REVIEW: Prince of Broadway - Original Broadway Cast


Recording CoverOn paper, this should be a tremendous celebration. Harold Prince, the director and producer whose astonishing body of work is the subject of this revue, has arguably made as large a contribution to the evolution of musical theatre as any individual since the end of World War Two. He's worked with Bernstein, Sondheim, Lloyd Webber, Bock and Harnick, Kander and Ebb, and nearly everybody in between. He's produced and/or directed musicals that are now widely – universally – hailed as landmarks of the genre. His biggest hit – The Phantom of the Opera – has now been running on Broadway for more than thirty years. This revue's songstack contains an embarrassment of riches: peerless classic after peerless classic, performed by a brilliantly talented ensemble cast, all of whom have turned in distinguished work in other productions, with new arrangements and a new finale by the astonishingly talented Jason Robert Brown. You can practically feel the fireworks beginning in the instant before you press 'play'. What could possibly go wrong?

Well... something did. I didn't see the show in the theatre, so I've no idea how well (or otherwise) it worked on stage. Shorn of David Thompson's book, Susan Stroman's choreography, and sets, costumes and all the rest of it, the overall effect is simultaneously strangely muted and slightly cartoonish. Aside from the overture and finale, the album essentially offers a greatest-hits romp through Prince's career, from Damn Yankees through to Parade, with the performers singing the songs in character rather than as themselves. That, perhaps, is the problem: since they aren't playing their (several) characters in a full production of whichever show they're doing in a given scene, 'character' inevitably starts to slide towards caricature. Sometimes, as in Brandon Uranowitz's carefully-manic Tonight at Eight from She Loves Me or Tony Yazbeck's slow-burn take on This Is Not Over Yet from Brown's Parade, the result is perfectly pleasant (in the latter song, though, Lucille Frank's counterpoint in the final verse is missed here). Chuck Cooper does well by Ol' Man River and – less predictably – If I Were a Rich Man. Kaley Ann Voorhees does a lovely job of Wishing You Were Somehow Here Again, and Michael Xavier's Music of the Night even manages to soar. All of them, inevitably, are hamstrung to an extent by the decision to have them perform their songs in character – because the revue format means they don't get to build each character from the ground up, you're left with the sense that phenomenally gifted performers are having to push a little too hard against the format of the show they're in. It doesn't help, either, that we're all already familiar with the original cast albums from Prince's biggest productions; it's difficult for this cast not to evoke performances we've all been listening to for decades, and the comparison is not always flattering. Very little of it is bad, exactly – although I hope Bryonha Marie Parham doesn't think she's doing an English accent while she's singing Cabaret – but very little of it feels as fresh as it should. For that matter, very little of it feels as fresh as it would if these (wonderful) performers were simply allowed to take the songs and sing them as concert pieces.
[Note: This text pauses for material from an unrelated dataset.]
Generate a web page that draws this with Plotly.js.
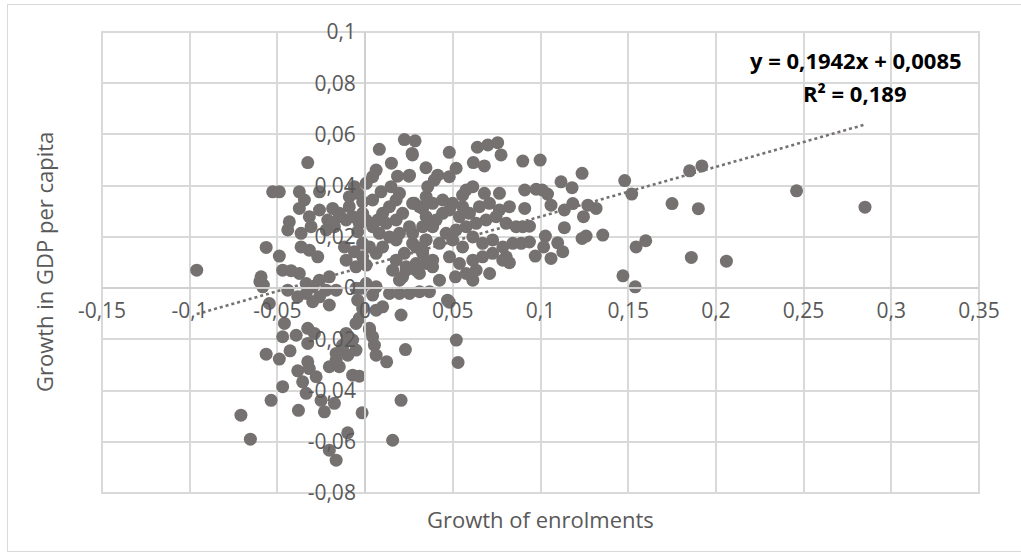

The best moments, unsurprisingly, are the ones where the actors are able to transcend the aura of careful reverence that hangs over so much of this recording. Janet Dacal's You've Got Possibilities from It's Superman is a hoot, and while she's flawlessly funny and has a hell of a voice, she makes a bigger impact, I admit, simply because the song and the show's original cast album are the least familiar things (to me) on this album. Her take on the song is utterly fresh and thoroughly enjoyable. And Emily Skinner's Now You Know, arranged to sound like something from a lounge act, is a surprising take on a song I've always loved; Brown takes the song somewhere I didn't expect, and Skinner gives it everything she's got. Brown's new overture – a whistle-stop tour through, according to the Playbill, no fewer than seventeen songs from fifteen different shows – is a delight, and his new finale – an ensemble number called Do the Work – is terrific, and gets a terrific performance from the show's (terrific) cast.
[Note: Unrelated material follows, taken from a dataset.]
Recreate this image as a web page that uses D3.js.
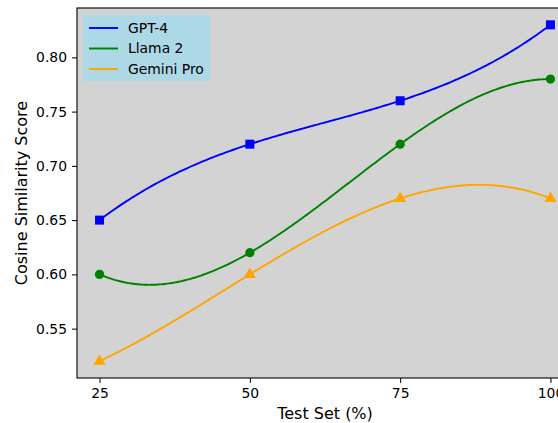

In the end, though, there's something about this recording that doesn't quite add up. The talent involved, as I said, is phenomenal, and certainly you'll want to own it if you're a fan of one or more of the performers, or of Prince, or if you're just a completist. It's mostly perfectly enjoyable, but the material and the personnel involved may create an unfeasible set of expectations. If you're expecting an earthquake, you'll be disappointed; at best, to borrow an expression from one of Prince's most famous shows, listening to this album is likely to leave you sorry/grateful.